To help solve the dependency issues in a simple way, we employ OSGi Declarative Services. Great things to define components and services and have the dependency requirements being enforced and have dependency injection and configuration support and ... much more.

"What does it cost?", you say. Well, we buy this functionality with a lot of asynchronicity: When all bundles have been started, not all components may have been activated and not all services may have been registered.

Now, when is the application ready ? I cannot easily tell.

One approach could be to have a special service to watch out for a configurable list of services to be available. When all services are available and after the framework has started, the service signals Application Ready.

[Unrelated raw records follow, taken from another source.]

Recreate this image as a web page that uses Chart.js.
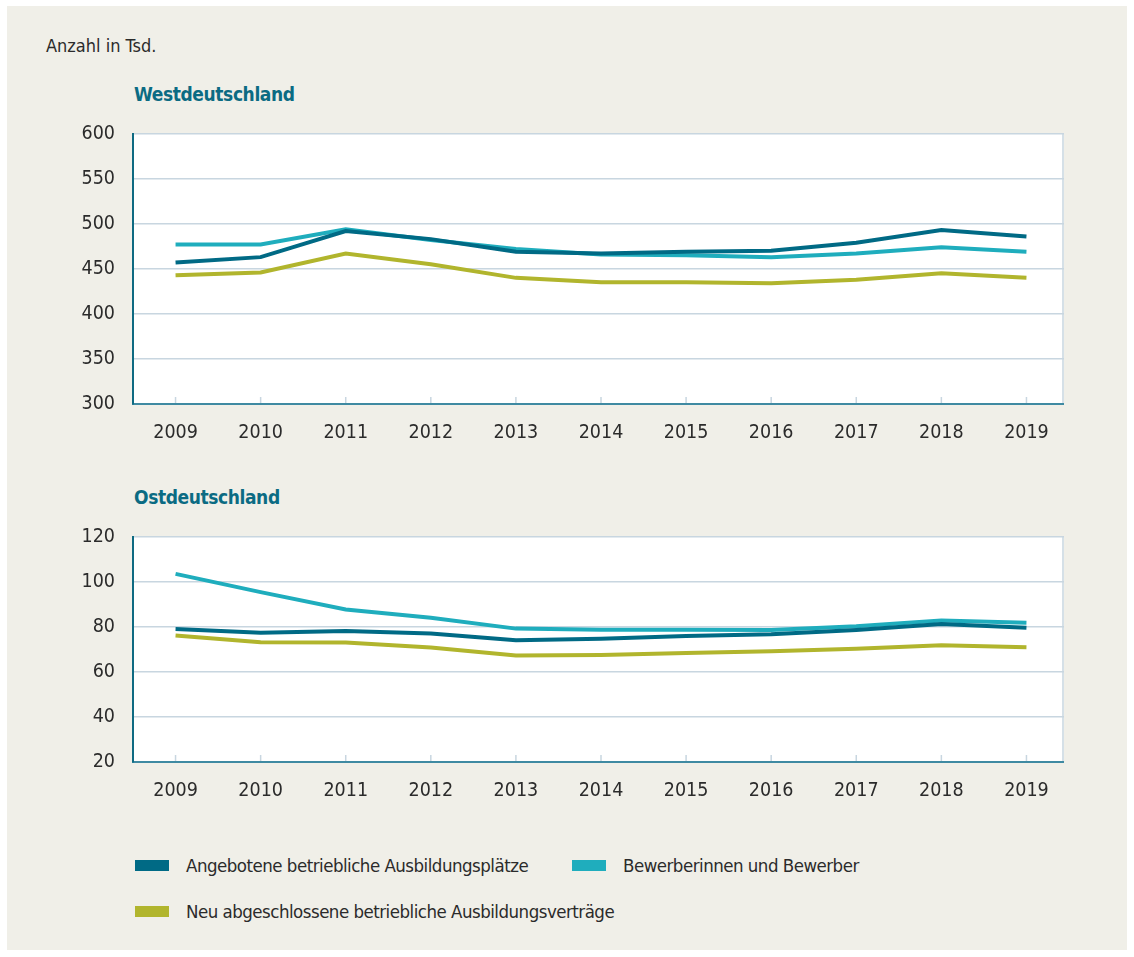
<!DOCTYPE html>
<html>
<head>
<meta charset="utf-8">
<script src="https://cdn.jsdelivr.net/npm/chart.js@4"></script>
<style>
  body { margin: 0; background: #fff; width: 1134px; height: 957px; overflow: hidden; position: relative;
    font-family: 'DejaVu Sans', sans-serif; font-stretch: condensed; color: #2b2b2b; }
  #panel { position: absolute; left: 7px; top: 6px; width: 1120px; height: 944px; background: #f0efe8; }
  .unit { position: absolute; left: 46px; top: 35px; font-size: 18px; }
  .ttl { position: absolute; left: 134px; font-size: 19px; letter-spacing: -0.4px; font-weight: bold; color: #0b6b83; }
  canvas { position: absolute; left: 0; }
  .leg { position: absolute; font-size: 18.5px; letter-spacing: -0.5px; display: flex; align-items: center; }
  .sw { width: 34px; height: 11px; margin-right: 17px; }
</style>
</head>
<body>
<div id="panel"></div>
<div class="unit">Anzahl in Tsd.</div>
<div class="ttl" style="top:83px">Westdeutschland</div>
<div class="ttl" style="top:486px">Ostdeutschland</div>
<canvas id="west" width="1134" height="356" style="top:104px"></canvas>
<canvas id="ost" width="1134" height="313" style="top:507px"></canvas>
<div class="leg" style="left:135px; top:855px"><div class="sw" style="background:#006a85"></div>Angebotene betriebliche Ausbildungsplätze</div>
<div class="leg" style="left:572px; top:855px"><div class="sw" style="background:#1fadbd"></div>Bewerberinnen und Bewerber</div>
<div class="leg" style="left:135px; top:901px"><div class="sw" style="background:#b1b52d"></div>Neu abgeschlossene betriebliche Ausbildungsverträge</div>
<script>
const years = ['2009', '2010', '2011', '2012', '2013', '2014', '2015', '2016', '2017', '2018', '2019'];

// Westdeutschland, Anzahl in Tsd.
const westAngebot = [457, 463, 492, 483, 469, 467, 469, 470, 479, 493, 486];
const westBewerber = [477, 477, 494, 482, 472, 466, 465, 463, 467, 474, 469];
const westVertraege = [443, 446, 467, 455, 440, 435, 435, 434, 438, 445, 440];

// Ostdeutschland, Anzahl in Tsd.
const ostAngebot = [79, 77.4, 78.1, 77, 74, 74.7, 75.9, 76.7, 78.6, 81.3, 79.6];
const ostBewerber = [103.5, 95.4, 87.7, 84, 79.2, 78.7, 78.7, 78.6, 80.2, 82.8, 81.8];
const ostVertraege = [76.2, 73.2, 73, 70.8, 67.3, 67.5, 68.4, 69.2, 70.3, 71.8, 70.9];

const westTicks = { min: 300, max: 600, step: 50 };
const ostTicks = { min: 20, max: 120, step: 20 };

const FONT = "'DejaVu Sans', sans-serif";
const COLORS = ['#006a85', '#1fadbd', '#b1b52d'];
const GRID = '#c8d6e0';
const BG = '#f0efe8';
const INSET = 6; // visible frame ends a bit before the chart area's right edge

// white plot area, right edge and small inner x ticks
const plotFrame = {
  id: 'plotFrame',
  beforeInit(chart) {
    chart.ctx.fontStretch = 'condensed';
  },
  beforeDraw(chart) {
    const { ctx, chartArea: a } = chart;
    ctx.fontStretch = 'condensed';
    ctx.save();
    ctx.fillStyle = '#fff';
    ctx.fillRect(a.left, a.top, a.right - a.left, a.bottom - a.top);
    ctx.restore();
  },
  afterDraw(chart) {
    const { ctx, chartArea: a, scales } = chart;
    const r = a.right - INSET;
    ctx.save();
    ctx.fillStyle = BG;
    ctx.fillRect(r + 1, a.top - 2, INSET + 2, a.bottom - a.top + 5);
    ctx.strokeStyle = '#3f8aa2';
    ctx.lineWidth = 2;
    ctx.beginPath();
    ctx.moveTo(r - 2, a.bottom);
    ctx.lineTo(r + 1, a.bottom);
    ctx.stroke();
    ctx.strokeStyle = GRID;
    ctx.lineWidth = 1.5;
    ctx.beginPath();
    ctx.moveTo(r, a.top);
    ctx.lineTo(r, a.bottom - 1);
    scales.x.ticks.forEach((t, i) => {
      const x = scales.x.getPixelForTick(i);
      ctx.moveTo(x, a.bottom - 1);
      ctx.lineTo(x, a.bottom - 7);
    });
    ctx.stroke();
    ctx.restore();
  }
};

function makeChart(id, series, range, xHeight) {
  return new Chart(document.getElementById(id), {
    type: 'line',
    data: {
      labels: years,
      datasets: series.map((d, i) => ({
        data: d,
        borderColor: COLORS[i],
        borderWidth: 4,
        pointRadius: 0,
        tension: 0
      }))
    },
    options: {
      responsive: false,
      animation: false,
      layout: { padding: { top: 17, right: 65, left: 0, bottom: 0 } },
      plugins: { legend: { display: false }, tooltip: { enabled: false } },
      scales: {
        x: {
          offset: true,
          grid: { display: true, drawOnChartArea: false, drawTicks: false, offset: false },
          border: { display: true, color: '#3f8aa2', width: 2 },
          ticks: { color: '#2b2b2b', padding: 17, font: { family: FONT, size: 19.5 } },
          afterFit(s) { s.height = xHeight; }
        },
        y: {
          min: range.min,
          max: range.max,
          grid: { color: GRID, lineWidth: 1.5, drawTicks: false },
          border: { display: true, color: '#0e6a82', width: 2 },
          ticks: { stepSize: range.step, color: '#2b2b2b', padding: 18, font: { family: FONT, size: 19.5 } },
          afterFit(s) { s.width = 133; }
        }
      }
    },
    plugins: [plotFrame]
  });
}

makeChart('west', [westAngebot, westBewerber, westVertraege], westTicks, 56);
makeChart('ost', [ostAngebot, ostBewerber, ostVertraege], ostTicks, 58);
</script>
</body>
</html>
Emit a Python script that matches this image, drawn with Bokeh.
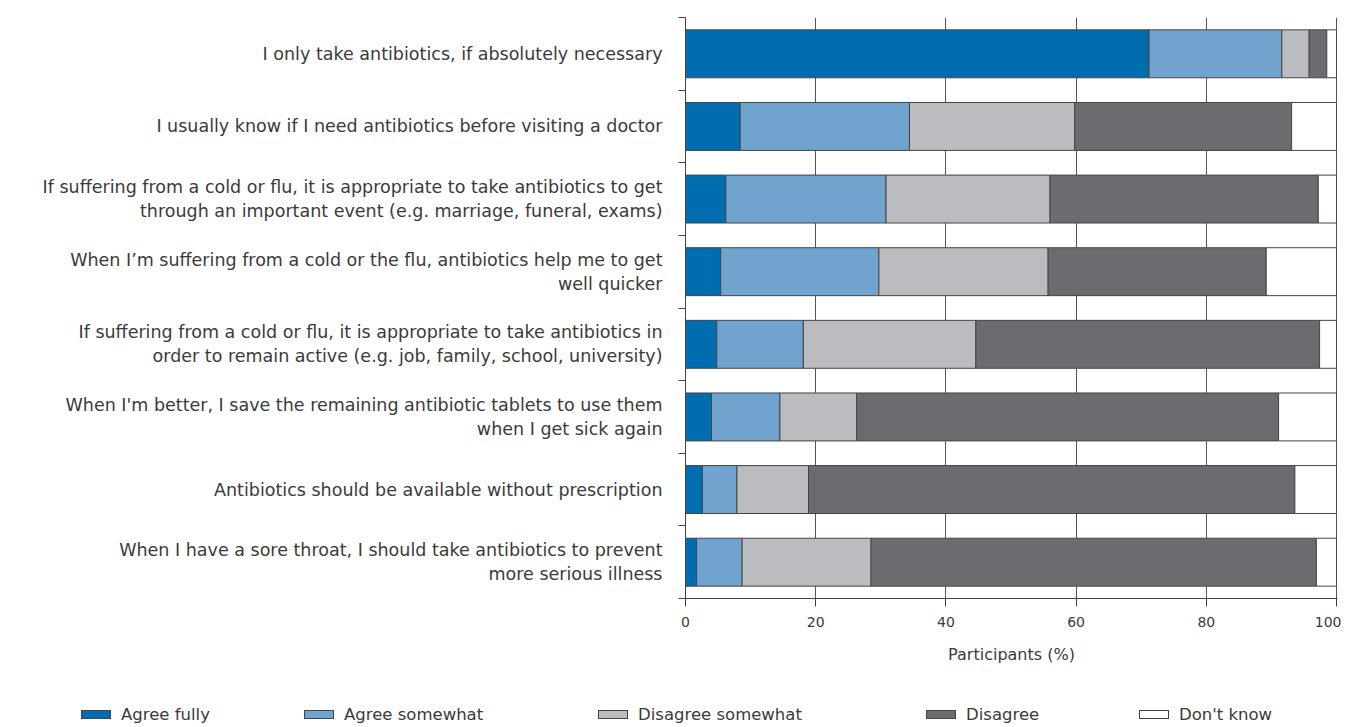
from bokeh.plotting import figure
from bokeh.layouts import column
from bokeh.models import ColumnDataSource, Range1d, FixedTicker, Div
from bokeh.embed import file_html
from bokeh.resources import INLINE

statements = [
    "I only take antibiotics, if absolutely necessary",
    "I usually know if I need antibiotics before visiting a doctor",
    "If suffering from a cold or flu, it is appropriate to take antibiotics to get\nthrough an important event (e.g. marriage, funeral, exams)",
    "When I\u2019m suffering from a cold or the flu, antibiotics help me to get\nwell quicker",
    "If suffering from a cold or flu, it is appropriate to take antibiotics in\norder to remain active (e.g. job, family, school, university)",
    "When I'm better, I save the remaining antibiotic tablets to use them\nwhen I get sick again",
    "Antibiotics should be available without prescription",
    "When I have a sore throat, I should take antibiotics to prevent\nmore serious illness",
]

responses = ["Agree fully", "Agree somewhat", "Disagree somewhat", "Disagree", "Don't know"]
agree_fully       = [71.2, 8.4, 6.2, 5.4, 4.8, 4.0, 2.6, 1.7]
agree_somewhat    = [20.4, 26.0, 24.6, 24.3, 13.3, 10.5, 5.3, 7.0]
disagree_somewhat = [4.2, 25.4, 25.2, 26.0, 26.5, 11.8, 11.0, 19.8]
disagree          = [2.7, 33.3, 41.2, 33.5, 52.8, 64.8, 74.7, 68.4]
dont_know         = [1.5, 6.9, 2.8, 10.8, 2.6, 8.9, 6.4, 3.1]
x_ticks = [0, 20, 40, 60, 80, 100]

colors = ["#006db0", "#70a4cf", "#bbbcc0", "#6b6c70", "#ffffff"]
keys = ["af", "as", "ds", "d", "dk"]

# legend layout (pixel positions of each legend entry's swatch, left edge)
legend_left = [81, 304, 598, 926, 1139]

n = len(statements)
ypos = [n - 0.5 - i for i in range(n)]
source = ColumnDataSource(dict(y=ypos, af=agree_fully, **{"as": agree_somewhat},
                               ds=disagree_somewhat, d=disagree, dk=dont_know))

FONT = "DejaVu Sans"
TXT = "#3a3a3a"
EDGE = "#444444"
W = 1341
TOP_H = 17 + 581 + 72

p = figure(frame_width=652, frame_height=581, min_border_left=685, min_border_right=4,
           min_border_top=17, min_border_bottom=72,
           x_range=Range1d(0, 100.15), y_range=Range1d(0, n),
           output_backend="svg", toolbar_location=None)

rs = p.hbar_stack(keys, y="y", height=0.66, color=colors, source=source,
                  line_color=EDGE, line_width=1)

p.xaxis.ticker = FixedTicker(ticks=x_ticks)
p.xaxis.axis_label = "Participants (%)"
p.xaxis.axis_label_text_font = FONT
p.xaxis.axis_label_text_font_style = "normal"
p.xaxis.axis_label_text_font_size = "16px"
p.xaxis.axis_label_text_color = TXT
p.xaxis.axis_label_standoff = 15
p.xaxis.major_label_text_font = FONT
p.xaxis.major_label_text_font_size = "14px"
p.xaxis.major_label_text_color = TXT
p.xaxis.major_tick_out = 8
p.xaxis.major_tick_in = 0
p.xaxis.minor_tick_out = 0
p.xaxis.axis_line_color = EDGE
p.xaxis.major_tick_line_color = EDGE
p.xaxis.major_label_standoff = 10

p.yaxis.ticker = FixedTicker(ticks=ypos, minor_ticks=list(range(n + 1)))
p.yaxis.major_label_overrides = {y: s for y, s in zip(ypos, statements)}
p.yaxis.major_label_text_font = FONT
p.yaxis.major_label_text_font_size = "17.5px"
p.yaxis.major_label_text_color = TXT
p.yaxis.major_label_text_align = "right"
p.yaxis.major_tick_out = 0
p.yaxis.major_tick_in = 0
p.yaxis.minor_tick_out = 7
p.yaxis.minor_tick_in = 0
p.yaxis.minor_tick_line_color = EDGE
p.yaxis.axis_line_color = EDGE
p.yaxis.major_label_standoff = 16

p.xgrid.ticker = FixedTicker(ticks=x_ticks)
p.xgrid.grid_line_color = "#555555"
p.xgrid.grid_line_width = 1
p.ygrid.grid_line_color = None
p.outline_line_color = None

# legend strip below the chart, as real HTML text with colour swatches
LEG_H = 55
center = 715 - TOP_H
parts = []
for lab, col, left in zip(responses, colors, legend_left):
    parts.append(
        f'<span style="position:absolute;left:{left}px;top:{center - 5.5}px;width:30px;height:9px;'
        f'background:{col};border:1px solid {EDGE};"></span>'
        f'<span style="position:absolute;left:{left + 40}px;top:{center - 10}px;line-height:20px;'
        f'font-family:\'{FONT}\';font-size:16.5px;color:{TXT};white-space:nowrap;">{lab}</span>'
    )
html = f'<div style="position:relative;width:{W}px;height:{LEG_H}px;">' + "".join(parts) + "</div>"
leg = Div(text=html, width=W, height=LEG_H, margin=0)

open("out.html", "w").write(file_html(column(p, leg, spacing=0), INLINE))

As soon as one of the services goes away, the service might signal Application Not Ready.

The real question raising now is: What services are required for the application to be considered ready ? Can we come up with such a list ? How to we manage this list in light of more services to come, which might be considered vital ?

Any input would be appreciated ;-)

Kommentare

Todor Boev hat gesagt…
I think in OSGi we should avoid the good old "setup -> activate" thinking. In the dynamic environment things are always partially setup. Basically every bundle should start doing it's job as soon as activated and have good exception handling coded for unexpected crashes. The bundles will try and crash several times until everyone fall in their place and the useful activities start to "come through". For state initialization this means - do it lazily. For threads it means - start in the activator and don't bother more. For any event driven I/O sources: just hook up to them in the activator. I.e. act as if all external objects are always available and can also always crash. Than this can be performance tuned: wait for a timeout before crashing or ultimately block until a predefined set of resources are available. This latter option has shown to be really hard to get right - so hard I think the performance hit of some active polling is well worth the simplicity. Also too often we do want to handle the crash anyway: return an error page, display a dialog to the user and so on.
fmeschbe hat gesagt…
From the OSGi point of view I could not agree more... But users of our web application system are nervous and want to know when the system is ready.
Also we want to be somewhat informative if something does not work due to a bundle or service not being available for any one reason.